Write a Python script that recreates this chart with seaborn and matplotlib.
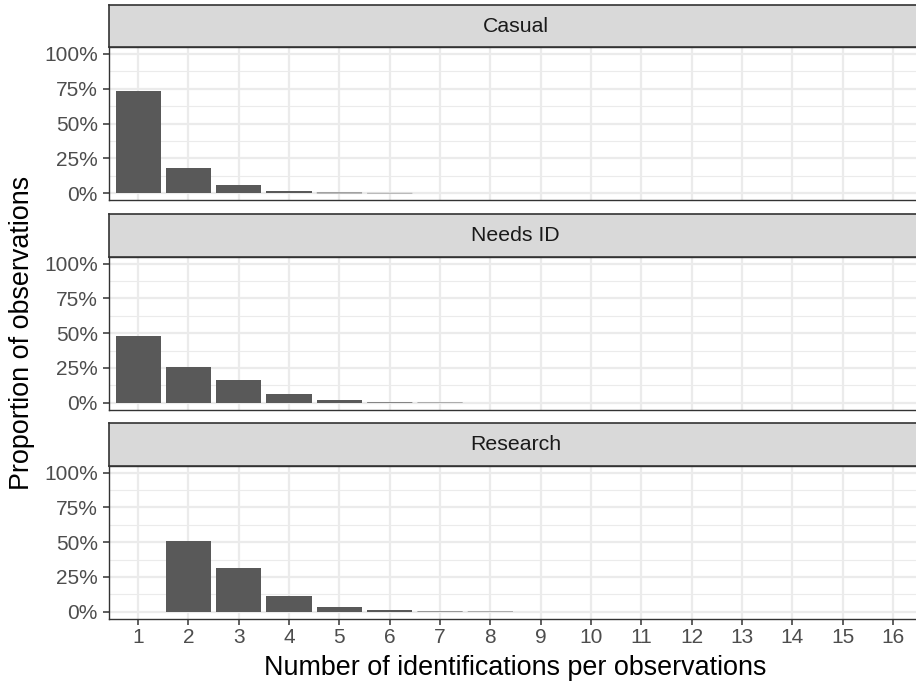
import matplotlib
matplotlib.use("Agg")
import matplotlib.pyplot as plt
import seaborn as sns
import pandas as pd
import numpy as np
from matplotlib.ticker import FixedLocator, FuncFormatter

# ---- data ----
groups = ["Casual", "Needs ID", "Research"]
casual_x = [1, 2, 3, 4, 5, 6]
casual_p = [0.734, 0.18, 0.058, 0.017, 0.006, 0.003]
needs_x = [1, 2, 3, 4, 5, 6, 7]
needs_p = [0.48, 0.26, 0.163, 0.063, 0.019, 0.005, 0.003]
research_x = [2, 3, 4, 5, 6, 7, 8]
research_p = [0.511, 0.312, 0.113, 0.032, 0.012, 0.004, 0.003]
x_levels = [str(i) for i in range(1, 17)]
y_ticks = [0, 0.25, 0.5, 0.75, 1.0]

data = {
    "Casual": (casual_x, casual_p),
    "Needs ID": (needs_x, needs_p),
    "Research": (research_x, research_p),
}

sns.set_theme(style="white")
plt.rcParams["font.family"] = ["Liberation Sans", "DejaVu Sans"]

W, H = 916, 686
fig = plt.figure(figsize=(W / 100, H / 100), dpi=100)

left_px, right_px = 109, 922
# (strip_top, plot_top, plot_bottom) in pixels
rows = [(5, 47, 200.3), (214, 256.7, 409.7), (423, 465.7, 618.7)]

bar_col = "#595959"
border = "#333333"
grid_col = "#EBEBEB"
txt_col = "#4D4D4D"
fs = 15.0

def px_rect(l, t, r, b):
    return [l / W, 1 - b / H, (r - l) / W, (b - t) / H]

for i, g in enumerate(groups):
    st, pt, pb = rows[i]
    ax = fig.add_axes(px_rect(left_px, pt, right_px, pb))
    xs, ps = data[g]
    df = pd.DataFrame({"n": [str(v) for v in xs], "p": ps})
    sns.barplot(data=df, x="n", y="p", order=x_levels, color=bar_col,
                saturation=1, width=0.9, ax=ax, linewidth=0, errorbar=None)
    for patch in ax.patches:
        if patch.get_height() < 0.01:
            patch.set_snap(False)
    ax.set_xlim(-0.58, 15.58)
    ax.set_ylim(-0.05, 1.05)
    ax.yaxis.set_major_locator(FixedLocator(y_ticks))
    ax.yaxis.set_minor_locator(FixedLocator([0.125, 0.375, 0.625, 0.875]))
    ax.yaxis.set_major_formatter(FuncFormatter(lambda v, _: f"{int(round(v*100))}%"))
    ax.set_axisbelow(True)
    ax.grid(True, which="major", axis="both", color=grid_col, lw=1.6)
    ax.grid(True, which="minor", axis="y", color=grid_col, lw=0.8)
    ax.set_xlabel("")
    ax.set_ylabel("")
    for s in ["left", "bottom", "top", "right"]:
        ax.spines[s].set_color(border)
        ax.spines[s].set_linewidth(1.0)
    ax.tick_params(axis="y", which="major", length=4, width=1.1, color=border,
                   labelsize=fs, labelcolor=txt_col, pad=4, left=True)
    ax.tick_params(axis="y", which="minor", length=0)
    if i < 2:
        ax.tick_params(axis="x", which="both", length=0, labelbottom=False, bottom=False)
    else:
        ax.tick_params(axis="x", which="major", length=4, width=1.1, color=border,
                       labelsize=fs, labelcolor=txt_col, pad=3, bottom=True)
    # strip
    sax = fig.add_axes(px_rect(left_px, st, right_px, pt))
    sax.set_facecolor("#D9D9D9")
    sax.set_xticks([])
    sax.set_yticks([])
    for s in sax.spines.values():
        s.set_color(border)
        s.set_linewidth(1.2)
    sax.text((515.5 - left_px) / (right_px - left_px), 0.5, g, transform=sax.transAxes,
             ha="center", va="center", fontsize=15.3, color="#1A1A1A")

fig.text(515.5 / W, 1 - 668 / H, "Number of identifications per observations",
         ha="center", va="center", fontsize=19.4, color="black")
fig.text(22 / W, 1 - 333 / H, "Proportion of observations", rotation=90,
         ha="center", va="center", fontsize=19.4, color="black")

fig.savefig("out.png", dpi=100, facecolor="white")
::::
§ YOUR INSTRUCTIONS:
Write out each line of the listing above, exactly, from its first line to the line holding "return [l /", inclusive. Skip the pictures.

§ REPLY TO THE EXERCISE:
Write a Python script that recreates this chart with seaborn and matplotlib.
import matplotlib
matplotlib.use("Agg")
import matplotlib.pyplot as plt
import seaborn as sns
import pandas as pd
import numpy as np
from matplotlib.ticker import FixedLocator, FuncFormatter

# ---- data ----
groups = ["Casual", "Needs ID", "Research"]
casual_x = [1, 2, 3, 4, 5, 6]
casual_p = [0.734, 0.18, 0.058, 0.017, 0.006, 0.003]
needs_x = [1, 2, 3, 4, 5, 6, 7]
needs_p = [0.48, 0.26, 0.163, 0.063, 0.019, 0.005, 0.003]
research_x = [2, 3, 4, 5, 6, 7, 8]
research_p = [0.511, 0.312, 0.113, 0.032, 0.012, 0.004, 0.003]
x_levels = [str(i) for i in range(1, 17)]
y_ticks = [0, 0.25, 0.5, 0.75, 1.0]

data = {
    "Casual": (casual_x, casual_p),
    "Needs ID": (needs_x, needs_p),
    "Research": (research_x, research_p),
}

sns.set_theme(style="white")
plt.rcParams["font.family"] = ["Liberation Sans", "DejaVu Sans"]

W, H = 916, 686
fig = plt.figure(figsize=(W / 100, H / 100), dpi=100)

left_px, right_px = 109, 922
# (strip_top, plot_top, plot_bottom) in pixels
rows = [(5, 47, 200.3), (214, 256.7, 409.7), (423, 465.7, 618.7)]

bar_col = "#595959"
border = "#333333"
grid_col = "#EBEBEB"
txt_col = "#4D4D4D"
fs = 15.0

def px_rect(l, t, r, b):
    return [l / W, 1 - b / H, (r - l) / W, (b - t) / H]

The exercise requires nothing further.